Ofgem calls for more investment in local grids, freezes bills
Ofgem said on Wednesday that the UK’s electricity distribution companies must continue to invest in local energy networks without increasing household bills.
Gas, Water & Multiutilities
The energy regulator sets how much money electricity distribution network companies can earn, as well as the level of investment they are allowed to make, every five years.
Household bills currently include a £100 per-year per-bill payer network charge paid to the companies, but Ofgem said on Wednesday that would remain unchanged when the latest round of price controls come into force next April.

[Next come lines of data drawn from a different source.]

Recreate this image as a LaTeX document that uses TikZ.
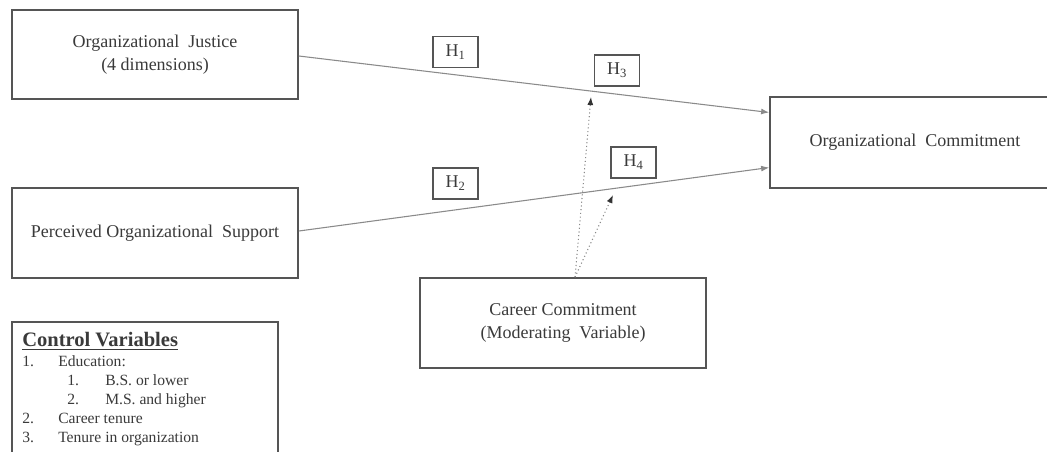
\documentclass[tikz,border=0pt]{standalone}
\usepackage{fontspec}
\setmainfont{Liberation Serif}
\usetikzlibrary{calc,arrows.meta}
\definecolor{boxgray}{HTML}{555555}
\definecolor{linegray}{HTML}{8A8A8A}
\definecolor{txtgray}{HTML}{3A3A3A}
\begin{document}
\begin{tikzpicture}[x=0.75pt,y=-0.75pt,
  mainbox/.style={draw=boxgray,line width=1.3pt,rectangle,inner sep=0pt,text=txtgray,font=\fontsize{13.5}{17}\selectfont,align=center},
  hbox/.style={draw=boxgray,line width=1.1pt,rectangle,minimum width=33.75pt,minimum height=23.25pt,inner sep=0pt,text=txtgray,font=\fontsize{13.5}{16}\selectfont},
  conn/.style={draw=linegray,line width=0.8pt,-{Latex[length=6pt,width=4.5pt]},shorten >=0pt},
  modconn/.style={draw=linegray,line width=0.8pt,dotted,-{Latex[length=6pt,width=4.5pt,color=black!80]}},
  cvtext/.style={anchor=base west,inner sep=0pt,text=txtgray,font=\fontsize{11.7}{14}\selectfont}
]
\useasboundingbox (0,0) rectangle (1047,451);
\clip (0,0) rectangle (1047,451);
\fill[white] (0,0) rectangle (1047,451);

% main boxes
\node[mainbox,minimum width=214.5pt,minimum height=66.75pt] (oj) at (155,54.5) {Organizational\ \ Justice\\(4 dimensions)};
\node[mainbox,minimum width=214.5pt,minimum height=67.5pt] (pos) at (155,233) {Perceived Organizational\ \ Support};
\node[mainbox,minimum width=217.5pt,minimum height=68.25pt] (oc) at (915,142.5) {Organizational\ \ Commitment};
\node[mainbox,minimum width=214.5pt,minimum height=67.5pt] (cc) at (563,323) {Career Commitment\\(Moderating\ \ Variable)};

% hypothesis boxes
\node[hbox] (h1) at (455.5,52) {H\textsubscript{1}};
\node[hbox] (h2) at (455.5,183.5) {H\textsubscript{2}};
\node[hbox] (h3) at (617,70.5) {H\textsubscript{3}};
\node[hbox] (h4) at (633.5,162.5) {H\textsubscript{4}};

% connectors
\coordinate (ojout) at ($(oj.east)+(0,1.5)$);
\coordinate (posout) at ($(pos.east)+(0,-2)$);
\coordinate (ocin1) at ($(oc.north west)!0.176!(oc.south west)$);
\coordinate (ocin2) at ($(oc.north west)!0.77!(oc.south west)$);
\draw[conn] (ojout) -- (ocin1);
\draw[conn] (posout) -- (ocin2);

\coordinate (ccout) at ($(cc.north)+(12,0)$);
\coordinate (tip3) at (591,97);
\coordinate (tip4) at (613,195);
\draw[modconn] (ccout) -- (tip3);
\draw[modconn] (ccout) -- (tip4);

% control variables
\draw[boxgray,line width=1.3pt] (12,470) -- (12,322) -- (278,322) -- (278,470);
\node[anchor=west,inner sep=0pt,text=txtgray,font=\fontsize{15.4}{18}\bfseries] (cvt) at (22,341) {\underline{Control Variables}};
\node[cvtext] (n1) at (22,366) {1.};
\node[cvtext] (t1) at (58,366) {Education:};
\node[cvtext] (n11) at (67,385) {1.};
\node[cvtext] (t11) at (105,385) {B.S. or lower};
\node[cvtext] (n12) at (67,404) {2.};
\node[cvtext] (t12) at (105,404) {M.S. and higher};
\node[cvtext] (n2) at (22,423) {2.};
\node[cvtext] (t2) at (58,423) {Career tenure};
\node[cvtext] (n3) at (22,442) {3.};
\node[cvtext] (t3) at (58,442) {Tenure in organization};
\end{tikzpicture}
\end{document}
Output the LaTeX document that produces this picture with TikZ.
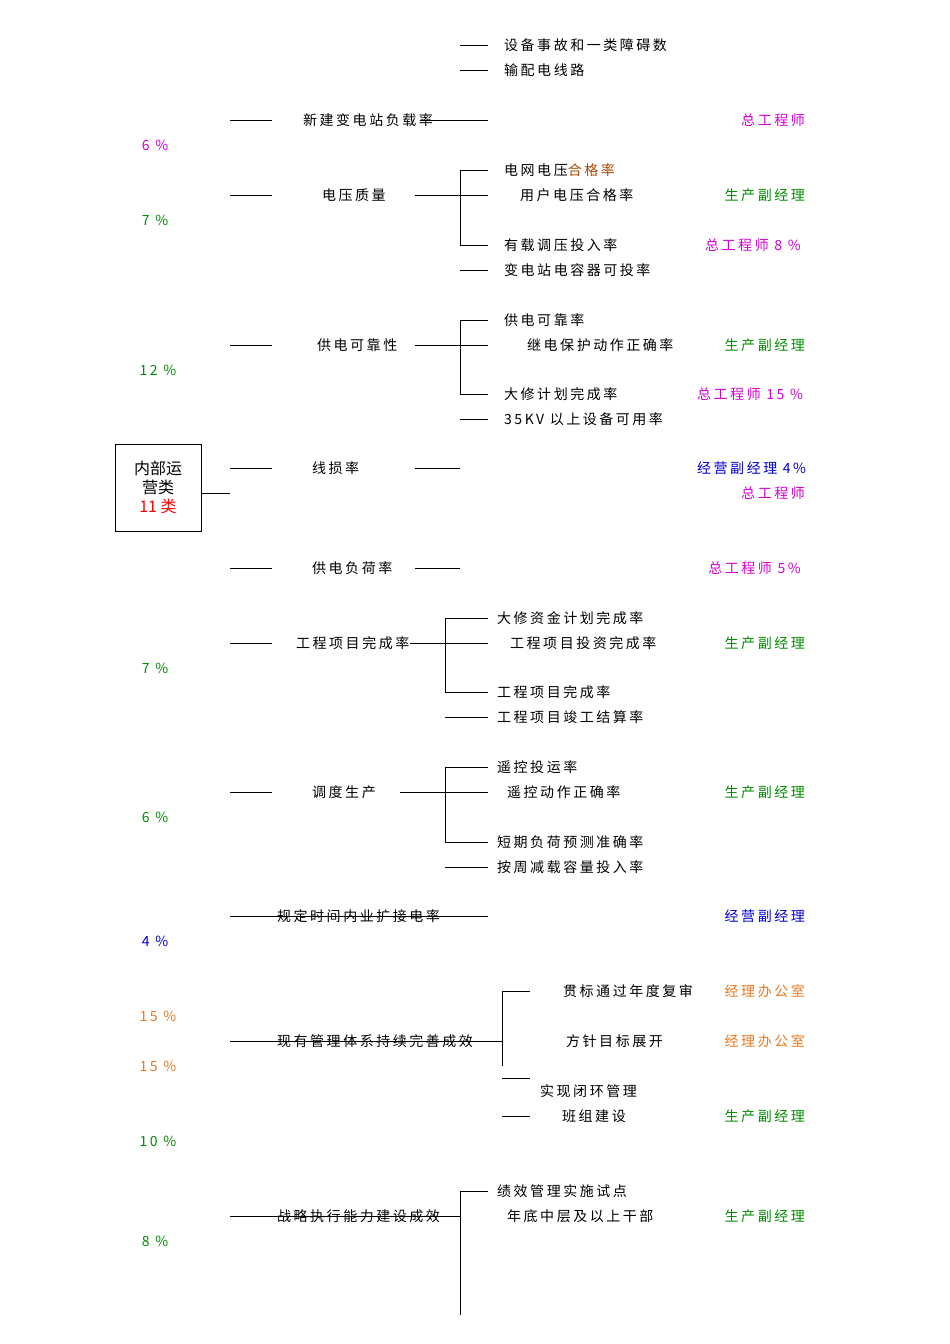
\documentclass[tikz,border=0pt]{standalone}
\usepackage{fontspec}
\setmainfont[LetterSpace=18]{Noto Sans CJK SC}
\newfontfamily\boxfont{Noto Sans CJK SC}
\definecolor{mg}{RGB}{214,0,214}
\definecolor{gn}{RGB}{0,140,0}
\definecolor{og}{RGB}{235,120,30}
\definecolor{bl}{RGB}{0,0,210}
\definecolor{br}{RGB}{170,70,0}
\begin{document}
\begin{tikzpicture}[x=1pt,y=-1pt,
  font=\fontsize{14}{16}\selectfont,
  t/.style={inner sep=0pt,anchor=west},
  tr/.style={inner sep=0pt,anchor=east},
  ln/.style={line width=0.8pt}]
\useasboundingbox (0,0) rectangle (950,1344);
% top
\draw[ln] (460,45) -- (488,45); \node[t] (a1) at (504,45) {设备事故和一类障碍数};
\draw[ln] (460,70) -- (488,70); \node[t] (a2) at (504,70) {输配电线路};
% 新建变电站负载率
\draw[ln] (230,120) -- (272,120); \draw[ln] (420,120) -- (488,120);
\node[t] (b1) at (303,120) {新建变电站负载率};
\node[tr,mg] at (805,120) {总工程师};
\node[mg] at (155,145) {6 \%};
% 电压质量
\draw[ln] (230,195) -- (272,195); \node[t] at (322,195) {电压质量};
\draw[ln] (415,195) -- (488,195); \draw[ln] (460,170) -- (460,245);
\draw[ln] (460,170) -- (488,170); \draw[ln] (460,245) -- (488,245);
\node[t] at (504,170) {电网电压\textcolor{br}{合格率}};
\node[t] at (520,195) {用户电压合格率};
\node[tr,gn] at (805,195) {生产副经理};
\node[gn] at (155,220) {7 \%};
\node[t] at (504,245) {有载调压投入率};
\node[t,mg] at (705,245) {总工程师 8 \%};
\draw[ln] (460,270) -- (488,270); \node[t] at (504,270) {变电站电容器可投率};
% 供电可靠性
\draw[ln] (230,345) -- (272,345); \node[t] at (317,345) {供电可靠性};
\draw[ln] (415,345) -- (488,345); \draw[ln] (460,320) -- (460,394);
\draw[ln] (460,320) -- (488,320); \draw[ln] (460,394) -- (488,394);
\node[t] at (504,320) {供电可靠率};
\node[t] at (527,345) {继电保护动作正确率};
\node[tr,gn] at (805,345) {生产副经理};
\node[gn] at (158,370) {12 \%};
\node[t] at (504,394) {大修计划完成率};
\node[t,mg] at (697,394) {总工程师 15 \%};
\draw[ln] (460,419) -- (488,419); \node[t] at (504,419) {35KV 以上设备可用率};
% box
\node[draw,ln,minimum width=86pt,minimum height=87pt,align=center,font=\boxfont\fontsize{16}{19}\selectfont] (box) at (158,487.5) {内部运\\营类\\\textcolor{red}{11 类}};
\coordinate (bx) at (230,493);
\draw[ln] (box.east |- bx) -- (bx);
% 线损率
\draw[ln] (230,468) -- (272,468); \node[t] at (312,468) {线损率};
\draw[ln] (415,468) -- (460,468);
\node[t,bl] at (697,468) {经营副经理 4\%};
\node[tr,mg] at (805,493) {总工程师};
% 供电负荷率
\draw[ln] (230,568) -- (272,568); \node[t] at (312,568) {供电负荷率};
\draw[ln] (415,568) -- (460,568);
\node[tr,mg] at (801,568) {总工程师 5\%};
% 工程项目完成率
\draw[ln] (230,643) -- (272,643); \draw[ln] (410,643) -- (488,643);
\node[t] at (296,643) {工程项目完成率};
\draw[ln] (445,618) -- (445,692); \draw[ln] (445,618) -- (488,618); \draw[ln] (445,692) -- (488,692);
\node[t] at (497,618) {大修资金计划完成率};
\node[t] at (510,643) {工程项目投资完成率};
\node[tr,gn] at (805,643) {生产副经理};
\node[gn] at (155,668) {7 \%};
\node[t] at (497,692) {工程项目完成率};
\draw[ln] (445,717) -- (488,717); \node[t] at (497,717) {工程项目竣工结算率};
% 调度生产
\draw[ln] (230,792) -- (272,792); \node[t] at (312,792) {调度生产};
\draw[ln] (400,792) -- (488,792);
\draw[ln] (445,767) -- (445,842); \draw[ln] (445,767) -- (488,767); \draw[ln] (445,842) -- (488,842);
\node[t] at (497,767) {遥控投运率};
\node[t] at (507,792) {遥控动作正确率};
\node[tr,gn] at (805,792) {生产副经理};
\node[gn] at (155,817) {6 \%};
\node[t] at (497,842) {短期负荷预测准确率};
\draw[ln] (445,867) -- (488,867); \node[t] at (497,867) {按周减载容量投入率};
% 规定时间
\draw[ln] (230,916) -- (488,916);
\node[t] at (277,916) {规定时间内业扩接电率};
\node[tr,bl] at (805,916) {经营副经理};
\node[bl] at (155,941) {4 \%};
% 现有管理体系
\draw[ln] (230,1041) -- (502,1041);
\node[t] at (277,1041) {现有管理体系持续完善成效};
\draw[ln] (502,991) -- (502,1066); \draw[ln] (502,991) -- (530,991);
\draw[ln] (502,1078) -- (530,1078); \draw[ln] (502,1116) -- (530,1116);
\node[t] at (563,991) {贯标通过年度复审};
\node[tr,og] at (805,991) {经理办公室};
\node[og] at (158,1016) {15 \%};
\node[t] at (566,1041) {方针目标展开};
\node[tr,og] at (805,1041) {经理办公室};
\node[og] at (158,1066) {15 \%};
\node[t] at (540,1091) {实现闭环管理};
\node[t] at (562,1116) {班组建设};
\node[tr,gn] at (805,1116) {生产副经理};
\node[gn] at (158,1141) {10 \%};
% 战略执行
\draw[ln] (230,1216) -- (460,1216);
\node[t] at (277,1216) {战略执行能力建设成效};
\draw[ln] (460,1191) -- (460,1315); \draw[ln] (460,1191) -- (488,1191);
\node[t] at (497,1191) {绩效管理实施试点};
\node[t] at (507,1216) {年底中层及以上干部};
\node[tr,gn] at (805,1216) {生产副经理};
\node[gn] at (155,1241) {8 \%};
\end{tikzpicture}
\end{document}
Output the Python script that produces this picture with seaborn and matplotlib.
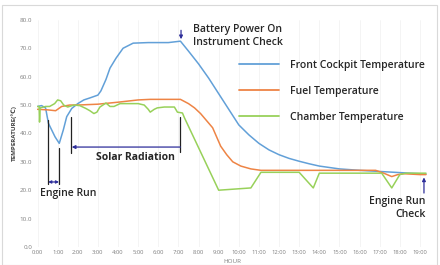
import numpy as np
import pandas as pd
import matplotlib
matplotlib.use('Agg')
import matplotlib.pyplot as plt
import seaborn as sns
from matplotlib.patches import Rectangle

# data (hours, deg C)
t_front = [0, 0.2, 0.4, 0.54, 0.87, 1.08, 1.28, 1.45, 1.7, 2.0, 2.3, 2.6, 3.0, 3.15, 3.4, 3.6, 3.9, 4.25,
           4.75, 5.5, 6.5, 7.1, 7.5, 8.0, 8.5, 9.0, 9.5, 10.0, 10.5, 11.0, 11.5, 12.0, 12.5, 13.0, 13.5,
           14.0, 14.5, 15.0, 16.0, 17.0, 18.0, 19.0, 19.3]
v_front = [49.5, 49.8, 49, 43.6, 38.8, 36.5, 41.2, 45.9, 48.8, 50.5, 51.8, 52.5, 53.5, 55, 59, 63, 66.5, 70,
           71.8, 72, 72, 72.5, 69, 64.5, 59.5, 54, 48.5, 43, 39.5, 36.5, 34.2, 32.5, 31.2, 30.2, 29.3,
           28.5, 28, 27.5, 27, 26.6, 26.2, 25.8, 25.7]

t_fuel = [0, 0.5, 0.9, 1.2, 1.6, 2.0, 3.0, 4.0, 5.0, 5.6, 6.5, 7.1, 7.5, 7.8, 8.1, 8.4, 8.7, 9.1, 9.4,
          9.7, 10.1, 10.6, 11.1, 12.0, 13.0, 14.0, 15.0, 16.0, 16.8, 17.2, 17.6, 17.9, 18.2, 19.0, 19.3]
v_fuel = [48.5, 48.3, 48, 49.5, 50, 50, 50.3, 51, 51.8, 52, 52, 52, 50.5, 49, 47, 44.5, 42, 35.5, 32.5,
          30, 28.5, 27.5, 27, 27, 27, 27, 27, 27, 27, 26, 24.8, 25.5, 25.8, 25.5, 25.5]

t_chamber = [0, 0.08, 0.1, 0.13, 0.4, 0.6, 0.85, 1.0, 1.15, 1.3, 1.5, 1.8, 2.1, 2.4, 2.6, 2.8, 2.95, 3.1,
             3.4, 3.6, 3.8, 4.1, 4.6, 5.0, 5.3, 5.5, 5.6, 5.8, 5.95, 6.3, 6.8, 6.95, 7.2, 7.3, 9.0, 10.6,
             11.1, 13.0, 13.7, 14.0, 17.1, 17.6, 18.0, 18.3, 19.3]
v_chamber = [49.5, 49.5, 44, 49, 49.5, 49.5, 50.5, 51.8, 51.5, 50, 49.3, 50, 49.8, 48.8, 48, 47, 47.5, 49.3,
             50.7, 49.5, 49.5, 50.5, 50.5, 50.5, 50, 48.5, 47.5, 48.5, 49, 49.3, 49.3, 47.5, 47.2, 45.5, 20, 20.8,
             26.3, 26.3, 20.8, 26, 26, 20.8, 25.5, 26, 26]

series = ['Front Cockpit Temperature', 'Fuel Temperature', 'Chamber Temperature']
colors = ['#62a0d8', '#ee8445', '#98d15a']
hour_labels = [f'{h}:00' for h in range(20)]

df = pd.concat([
    pd.DataFrame({'hour': t_front, 'temp': v_front, 'series': series[0]}),
    pd.DataFrame({'hour': t_fuel, 'temp': v_fuel, 'series': series[1]}),
    pd.DataFrame({'hour': t_chamber, 'temp': v_chamber, 'series': series[2]}),
], ignore_index=True)

sns.set_theme(style='white')
plt.rcParams['font.family'] = ['Open Sans', 'DejaVu Sans']

fig = plt.figure(figsize=(4.4, 2.65), dpi=100)
ax = fig.add_axes([0.083, 0.068, 0.892, 0.857])
fig.patches.append(Rectangle((0.004, 0.0), 0.99, 0.982, transform=fig.transFigure,
                             fill=False, edgecolor='#d9d9d9', linewidth=0.8))

sns.lineplot(data=df, x='hour', y='temp', hue='series', hue_order=series,
             palette=dict(zip(series, colors)), sort=False, estimator=None,
             linewidth=1.1, ax=ax)

ax.set_xlim(-0.05, 19.45)
ax.set_ylim(0, 80)
ax.set_xticks(range(20))
ax.set_xticklabels(hour_labels)
ax.set_yticks(np.arange(0, 81, 10))
ax.set_yticklabels([f'{v:.1f}' for v in np.arange(0, 81, 10)])
ax.tick_params(axis='x', labelsize=4.2, colors='#808080', pad=2, length=0)
ax.tick_params(axis='y', labelsize=4.5, colors='#808080', pad=3, length=0)
ax.set_xlabel('HOUR', fontsize=4.5, color='#808080', labelpad=3)
ax.set_ylabel('TEMPERATURE(℃)', fontsize=4.5, fontweight='bold', color='#404040', labelpad=2)
ax.grid(axis='x', color='#f3f3f3', linewidth=0.6)
sns.despine(ax=ax, left=True, bottom=True)

leg = ax.legend(loc='upper left', bbox_to_anchor=(0.492, 0.865), frameon=False,
                fontsize=7.5, handlelength=3.8, handletextpad=1.1, labelspacing=1.45)
for txt in leg.get_texts():
    txt.set_fontweight('semibold')
    txt.set_color('#262626')
for ln in leg.get_lines():
    ln.set_linewidth(1.3)

navy = '#2e2e9a'
txtkw = dict(fontsize=7.5, fontweight='semibold', color='#262626')

# battery power on
ax.text(7.72, 78.4, 'Battery Power On\nInstrument Check', ha='left', va='top', linespacing=1.15, **txtkw)
ax.annotate('', xy=(7.13, 72.2), xytext=(7.13, 77.3),
            arrowprops=dict(arrowstyle='-|>', color=navy, lw=0.9, mutation_scale=5))

# engine run
ax.plot([0.53, 0.53], [44.7, 22.3], color='#222222', lw=0.9)
ax.plot([1.07, 1.07], [35.0, 22.3], color='#222222', lw=0.9)
ax.annotate('', xy=(0.53, 22.9), xytext=(1.07, 22.9),
            arrowprops=dict(arrowstyle='<|-|>', color=navy, lw=0.9, mutation_scale=4,
                            shrinkA=0, shrinkB=0))
ax.text(0.12, 19.0, 'Engine Run', ha='left', va='center', **txtkw)

# solar radiation
ax.plot([1.65, 1.65], [45.8, 33.0], color='#222222', lw=0.9)
ax.plot([7.1, 7.1], [45.8, 33.4], color='#222222', lw=0.9)
ax.annotate('', xy=(1.7, 35.2), xytext=(7.1, 35.2),
            arrowprops=dict(arrowstyle='-|>', color=navy, lw=0.9, mutation_scale=5,
                            shrinkA=0, shrinkB=0))
ax.text(4.85, 31.6, 'Solar Radiation', ha='center', va='center', fontsize=7.5,
        fontweight='bold', color='#262626')

# engine run check
ax.annotate('', xy=(19.2, 24.5), xytext=(19.2, 19.0),
            arrowprops=dict(arrowstyle='-|>', color=navy, lw=0.9, mutation_scale=5,
                            shrinkA=0, shrinkB=0))
ax.text(19.27, 17.8, 'Engine Run\nCheck', ha='right', va='top', multialignment='right',
        linespacing=1.15, **txtkw)

fig.savefig('out.png', dpi=100)
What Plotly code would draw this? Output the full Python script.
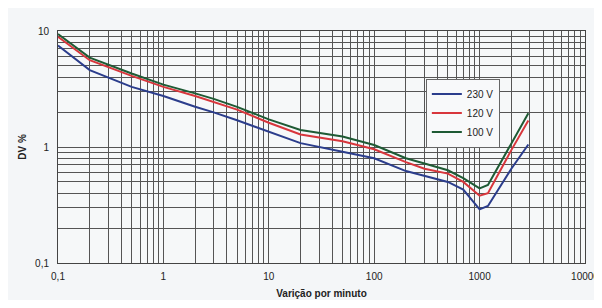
import plotly.graph_objects as go

x_vals = [0.1, 0.2, 0.5, 1, 2, 3, 5, 10, 20, 50, 100, 200, 300, 500, 700, 1000, 1200, 2000, 2900]
dv_230 = [7.5, 4.6, 3.3, 2.75, 2.22, 1.99, 1.7, 1.36, 1.08, 0.91, 0.80, 0.62, 0.56, 0.50, 0.43, 0.29, 0.31, 0.65, 1.05]
dv_120 = [8.9, 5.6, 4.1, 3.3, 2.75, 2.45, 2.1, 1.62, 1.28, 1.12, 0.955, 0.74, 0.65, 0.59, 0.50, 0.38, 0.40, 0.94, 1.69]
dv_100 = [9.4, 5.9, 4.3, 3.45, 2.9, 2.6, 2.22, 1.73, 1.40, 1.23, 1.04, 0.80, 0.72, 0.63, 0.54, 0.44, 0.47, 1.09, 1.95]

series_names = ["230 V", "120 V", "100 V"]
series_colors = ["#2b3d8c", "#d8363c", "#1e5a34"]

x_grid = [m * 10 ** e for e in range(-1, 4) for m in range(1, 10)] + [10000]
x_text = ["0,1" if v == 0.1 else (str(int(v)) if v in (1, 10, 100, 1000, 10000) else "") for v in x_grid]
y_grid = [m * 10 ** e for e in range(-1, 1) for m in range(1, 10)] + [10]
y_text = ["0,1" if v == 0.1 else (str(int(v)) if v in (1, 10) else "") for v in y_grid]

fig = go.Figure()
for name, ys, col in zip(series_names, [dv_230, dv_120, dv_100], series_colors):
    fig.add_trace(go.Scatter(x=x_vals, y=ys, mode="lines", name=name,
                             line=dict(color=col, width=2)))

font = dict(family="Liberation Sans, Arial, sans-serif", size=10, color="#222")
fig.update_layout(
    width=594, height=292,
    margin=dict(l=50, r=17, t=23, b=37),
    paper_bgcolor="#f4f6f8", plot_bgcolor="#f6f8f9",
    font=font,
    showlegend=True,
    legend=dict(x=0.698, y=0.795, xanchor="left", yanchor="top",
                bgcolor="#f8f9fa", bordercolor="#666", borderwidth=1,
                font=dict(family="Liberation Sans, Arial, sans-serif", size=10, color="#222"),
                tracegroupgap=0, itemwidth=30),
    xaxis=dict(type="log", range=[-1, 4], tickvals=x_grid, ticktext=x_text,
               showgrid=True, gridcolor="#555", gridwidth=1, zeroline=False,
               showline=True, linecolor="#444", mirror=True, ticks="",
               ticklabelstandoff=4, automargin=False, ticklabeloverflow="allow",
               title=dict(text="<b>Varição por minuto</b>", font=dict(size=10), standoff=8)),
    yaxis=dict(type="log", range=[-1, 1], tickvals=y_grid, ticktext=y_text,
               showgrid=True, gridcolor="#555", gridwidth=1, zeroline=False,
               showline=True, linecolor="#444", mirror=True, ticks="",
               ticklabelstandoff=6, automargin=False,
               title=dict(text="<b>DV %</b>", font=dict(size=10), standoff=6)),
)
fig.write_html("out.html")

Instead, operators will need to fund investment by "lowering returns to investors and driving efficiencies within their companies", and to move away from imported fossil fuels in favour of renewable, homegrown energy.
The regulator said the latest set of controls, which will run from 1 April 2023 for five years, would help deliver "cheaper, cleaner, more reliable local grids at no extra cost to consumers".
Akshay Kaul, interim director at Ofgem’s infrastructure and security of supply group, added: "The investment set out today delivers value for consumers, safeguards security of supply and helps ensure Britain is no longer at the mercy of international energy prices or geopolitical events.
"We’ve carefully considered all the work that will be required and set the budget for the networks accordingly, driving the increase in capacity needed for net zero as well as delivering more reliable, resilient networks, at no extra cost to consumers."
Companies affected by the price controls include National Grid, Scottish and Southern Electricity Networks Distribution, owned by SSE, and UK Power Networks.